PM Modi, Bengal CM Mamata Banerjee, SII’s Adar Poonawalla In Time’s 100 Most Influential People List
Prime Minister Narendra Modi, West Bengal chief minister Mamata Banerjee and the chief executive officer of the Serum Institute of India (SII) in Pune Adar Poonawalla were listed in the Time magazine’s 100 most influential people of the year, according to the list released by the magazine on Wednesday.
Among global leaders, US President Joe Biden, US Vice President Kamala Harris, Chinese President Xi Jinping, Italian Prime Minister Mario Draghi, Israel’s Naftali Bennett, Iranian President Ebrahim Raisi were also listed among the 100 most influential people this year. Former US President Donald Trump and the Taliban government’s deputy PM Abdul Ghani Baradar of Afghanistan also were among the leaders.
PM Modi, who has found himself in the list a few times in previous years, was called one of the pivotal leaders of the country by the magazine. “Despite mishandling COVID-19—the death toll has been estimated to be much higher than the official count—his approval rating has slipped to a still sky-high 71%,” wrote Fareed Zakaria, of US news channel CNN, in the magazine.

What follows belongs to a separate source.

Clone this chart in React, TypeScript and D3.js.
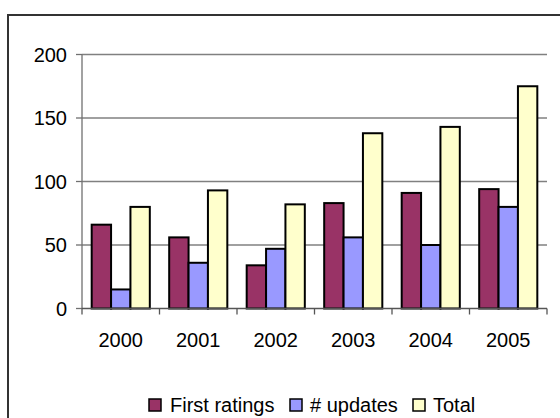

SII CEO Poonawalla has been listed among the 15 people whom the magazine called “Pioneers” inside the influential 100 list. “Vaccine inequality is stark, and delayed immunization in one part of the world can have global consequences—including the risk of more dangerous variants emerging,” the Time said while briefing on how Poonawalla could help the world in its fight against the Covid-19 pandemic.
West Bengal CM Mamata Banerjee was also among the list of leaders after her victory in the state assembly elections earlier this year, which her party the Trinamool Congress won. The election was tightly contested between her and Modi’s Bharatiya Janata Party (BJP).
Taliban’s Abdul Ghani Baradar, the current deputy PM of Afghanistan, was called “a charismatic military leader and a deeply pious figure,” by the magazine. Further the magazine also said “Now he stands as the fulcrum for the future of Afghanistan” and “represents a more moderate current within the Taliban.”